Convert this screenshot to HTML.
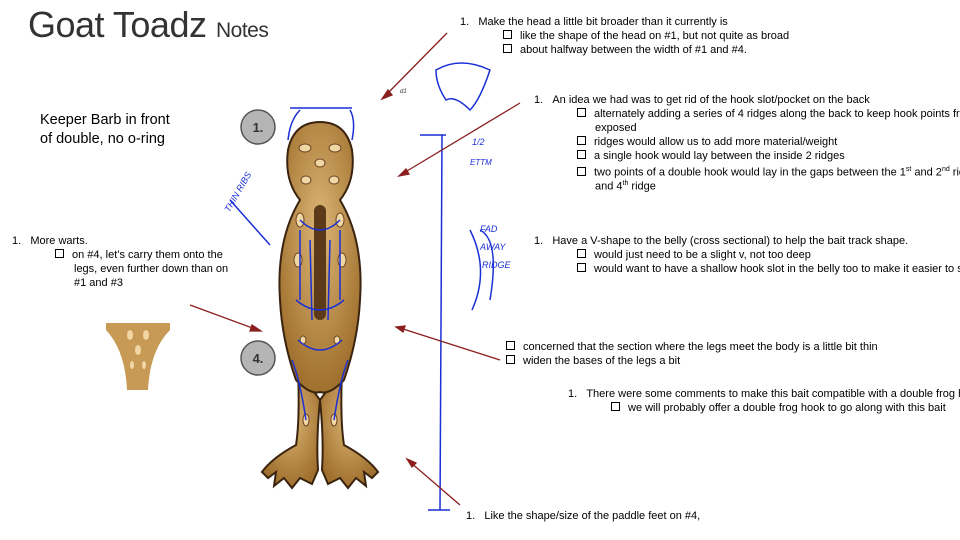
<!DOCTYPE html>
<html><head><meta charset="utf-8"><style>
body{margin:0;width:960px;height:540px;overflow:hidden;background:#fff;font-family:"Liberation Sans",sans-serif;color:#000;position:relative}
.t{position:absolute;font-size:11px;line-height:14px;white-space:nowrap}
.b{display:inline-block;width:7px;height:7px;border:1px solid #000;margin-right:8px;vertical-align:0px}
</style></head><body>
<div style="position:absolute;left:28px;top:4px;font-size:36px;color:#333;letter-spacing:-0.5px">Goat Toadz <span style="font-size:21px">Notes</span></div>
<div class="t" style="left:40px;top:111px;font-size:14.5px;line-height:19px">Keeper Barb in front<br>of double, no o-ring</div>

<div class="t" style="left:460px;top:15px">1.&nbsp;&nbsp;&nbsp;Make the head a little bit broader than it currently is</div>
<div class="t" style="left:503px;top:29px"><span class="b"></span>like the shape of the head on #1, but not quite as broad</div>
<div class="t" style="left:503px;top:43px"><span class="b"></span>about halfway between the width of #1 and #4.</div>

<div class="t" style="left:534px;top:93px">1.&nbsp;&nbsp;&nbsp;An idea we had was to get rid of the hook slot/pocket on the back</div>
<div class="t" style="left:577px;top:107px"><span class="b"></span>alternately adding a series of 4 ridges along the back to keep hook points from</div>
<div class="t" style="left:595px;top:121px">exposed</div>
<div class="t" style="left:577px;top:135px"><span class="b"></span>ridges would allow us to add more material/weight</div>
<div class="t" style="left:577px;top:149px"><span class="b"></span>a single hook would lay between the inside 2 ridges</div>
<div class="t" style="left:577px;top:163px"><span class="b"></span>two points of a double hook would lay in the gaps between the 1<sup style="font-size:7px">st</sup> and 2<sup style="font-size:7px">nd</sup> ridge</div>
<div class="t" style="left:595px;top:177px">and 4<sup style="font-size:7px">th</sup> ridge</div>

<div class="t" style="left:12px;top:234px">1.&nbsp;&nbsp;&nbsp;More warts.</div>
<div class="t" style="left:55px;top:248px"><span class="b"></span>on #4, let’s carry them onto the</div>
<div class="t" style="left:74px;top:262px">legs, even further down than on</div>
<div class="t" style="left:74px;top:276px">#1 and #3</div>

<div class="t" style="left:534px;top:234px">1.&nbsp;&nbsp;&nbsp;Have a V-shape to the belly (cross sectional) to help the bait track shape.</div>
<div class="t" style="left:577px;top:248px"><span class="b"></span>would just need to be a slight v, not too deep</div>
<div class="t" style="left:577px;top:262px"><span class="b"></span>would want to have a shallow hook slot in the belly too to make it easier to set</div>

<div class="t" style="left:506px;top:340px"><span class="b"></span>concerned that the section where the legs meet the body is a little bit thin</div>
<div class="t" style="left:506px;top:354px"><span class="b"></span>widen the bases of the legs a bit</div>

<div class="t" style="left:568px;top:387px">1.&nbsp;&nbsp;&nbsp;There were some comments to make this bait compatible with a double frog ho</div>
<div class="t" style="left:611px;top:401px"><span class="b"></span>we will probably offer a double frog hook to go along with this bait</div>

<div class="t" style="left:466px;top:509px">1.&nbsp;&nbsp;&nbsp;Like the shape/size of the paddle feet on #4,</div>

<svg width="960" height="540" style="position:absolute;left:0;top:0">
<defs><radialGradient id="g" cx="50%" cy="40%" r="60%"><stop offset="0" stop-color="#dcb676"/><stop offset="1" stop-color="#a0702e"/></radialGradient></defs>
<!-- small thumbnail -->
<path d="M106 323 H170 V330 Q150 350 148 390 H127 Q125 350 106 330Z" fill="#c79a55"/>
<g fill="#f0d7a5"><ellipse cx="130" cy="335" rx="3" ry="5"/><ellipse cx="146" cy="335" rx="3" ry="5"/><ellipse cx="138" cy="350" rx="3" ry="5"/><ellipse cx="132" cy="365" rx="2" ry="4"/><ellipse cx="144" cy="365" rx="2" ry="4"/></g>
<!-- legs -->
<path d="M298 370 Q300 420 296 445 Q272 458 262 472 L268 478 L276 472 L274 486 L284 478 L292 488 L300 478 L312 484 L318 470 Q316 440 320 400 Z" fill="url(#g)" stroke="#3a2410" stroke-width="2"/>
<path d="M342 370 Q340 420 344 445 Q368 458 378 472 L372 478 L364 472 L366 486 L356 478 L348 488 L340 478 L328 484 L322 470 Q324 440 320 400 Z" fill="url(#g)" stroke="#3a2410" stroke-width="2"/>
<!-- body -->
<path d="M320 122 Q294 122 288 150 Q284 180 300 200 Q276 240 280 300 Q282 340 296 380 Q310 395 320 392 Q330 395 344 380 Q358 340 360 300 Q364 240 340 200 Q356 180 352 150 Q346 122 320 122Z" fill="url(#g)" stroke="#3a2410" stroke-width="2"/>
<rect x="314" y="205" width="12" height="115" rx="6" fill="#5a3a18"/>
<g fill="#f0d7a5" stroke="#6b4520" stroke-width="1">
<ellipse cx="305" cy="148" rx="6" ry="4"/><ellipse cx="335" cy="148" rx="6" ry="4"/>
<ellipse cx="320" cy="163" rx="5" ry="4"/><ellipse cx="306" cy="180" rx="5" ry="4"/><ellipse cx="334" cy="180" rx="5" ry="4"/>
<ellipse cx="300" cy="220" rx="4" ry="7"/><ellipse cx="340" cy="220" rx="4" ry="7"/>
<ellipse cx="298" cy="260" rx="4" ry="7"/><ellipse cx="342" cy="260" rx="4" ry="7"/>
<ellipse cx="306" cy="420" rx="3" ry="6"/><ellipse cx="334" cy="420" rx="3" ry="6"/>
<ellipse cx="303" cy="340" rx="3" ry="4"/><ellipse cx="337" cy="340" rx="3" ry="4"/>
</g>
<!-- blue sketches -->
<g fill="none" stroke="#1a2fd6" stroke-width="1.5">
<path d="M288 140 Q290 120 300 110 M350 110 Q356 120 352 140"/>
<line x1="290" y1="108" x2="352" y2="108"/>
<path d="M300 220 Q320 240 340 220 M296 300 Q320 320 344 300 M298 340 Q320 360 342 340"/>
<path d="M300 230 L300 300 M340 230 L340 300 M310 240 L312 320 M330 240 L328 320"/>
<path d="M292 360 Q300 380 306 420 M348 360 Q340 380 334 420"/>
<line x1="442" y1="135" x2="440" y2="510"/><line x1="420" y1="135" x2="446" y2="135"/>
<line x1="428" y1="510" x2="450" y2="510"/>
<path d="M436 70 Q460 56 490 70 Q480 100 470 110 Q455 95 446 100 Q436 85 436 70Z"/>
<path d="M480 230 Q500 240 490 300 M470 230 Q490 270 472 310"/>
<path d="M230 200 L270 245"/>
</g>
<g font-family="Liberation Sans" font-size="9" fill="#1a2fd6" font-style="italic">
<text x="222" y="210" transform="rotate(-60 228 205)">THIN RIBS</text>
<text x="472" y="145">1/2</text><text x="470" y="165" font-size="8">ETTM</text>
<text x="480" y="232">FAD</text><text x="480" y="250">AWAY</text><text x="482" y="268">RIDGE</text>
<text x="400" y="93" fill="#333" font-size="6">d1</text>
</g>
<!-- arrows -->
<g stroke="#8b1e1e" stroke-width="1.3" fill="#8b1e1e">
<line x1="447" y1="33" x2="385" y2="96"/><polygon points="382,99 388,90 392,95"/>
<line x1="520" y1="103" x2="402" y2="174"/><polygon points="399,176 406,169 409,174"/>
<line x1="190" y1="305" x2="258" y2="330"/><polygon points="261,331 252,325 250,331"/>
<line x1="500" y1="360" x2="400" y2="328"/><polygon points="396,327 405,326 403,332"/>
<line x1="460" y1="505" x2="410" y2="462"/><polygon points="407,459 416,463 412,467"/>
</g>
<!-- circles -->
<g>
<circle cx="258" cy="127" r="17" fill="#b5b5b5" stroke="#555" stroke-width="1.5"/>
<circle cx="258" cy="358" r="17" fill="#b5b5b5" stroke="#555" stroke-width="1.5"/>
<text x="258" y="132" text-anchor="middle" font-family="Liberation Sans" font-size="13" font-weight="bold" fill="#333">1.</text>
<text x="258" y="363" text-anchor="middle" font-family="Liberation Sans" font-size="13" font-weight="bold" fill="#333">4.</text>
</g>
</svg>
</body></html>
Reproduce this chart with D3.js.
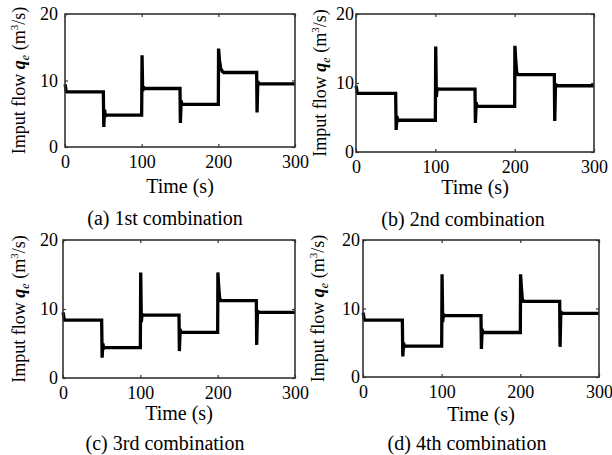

------------------------------------

## Work to do:
Give again exactly the lines running from the beginning of the material above through the line that contains "double, no o-ring</div>", and leave out every picture.

## Written solution:
Convert this screenshot to HTML.
<!DOCTYPE html>
<html><head><meta charset="utf-8"><style>
body{margin:0;width:960px;height:540px;overflow:hidden;background:#fff;font-family:"Liberation Sans",sans-serif;color:#000;position:relative}
.t{position:absolute;font-size:11px;line-height:14px;white-space:nowrap}
.b{display:inline-block;width:7px;height:7px;border:1px solid #000;margin-right:8px;vertical-align:0px}
</style></head><body>
<div style="position:absolute;left:28px;top:4px;font-size:36px;color:#333;letter-spacing:-0.5px">Goat Toadz <span style="font-size:21px">Notes</span></div>
<div class="t" style="left:40px;top:111px;font-size:14.5px;line-height:19px">Keeper Barb in front<br>of double, no o-ring</div>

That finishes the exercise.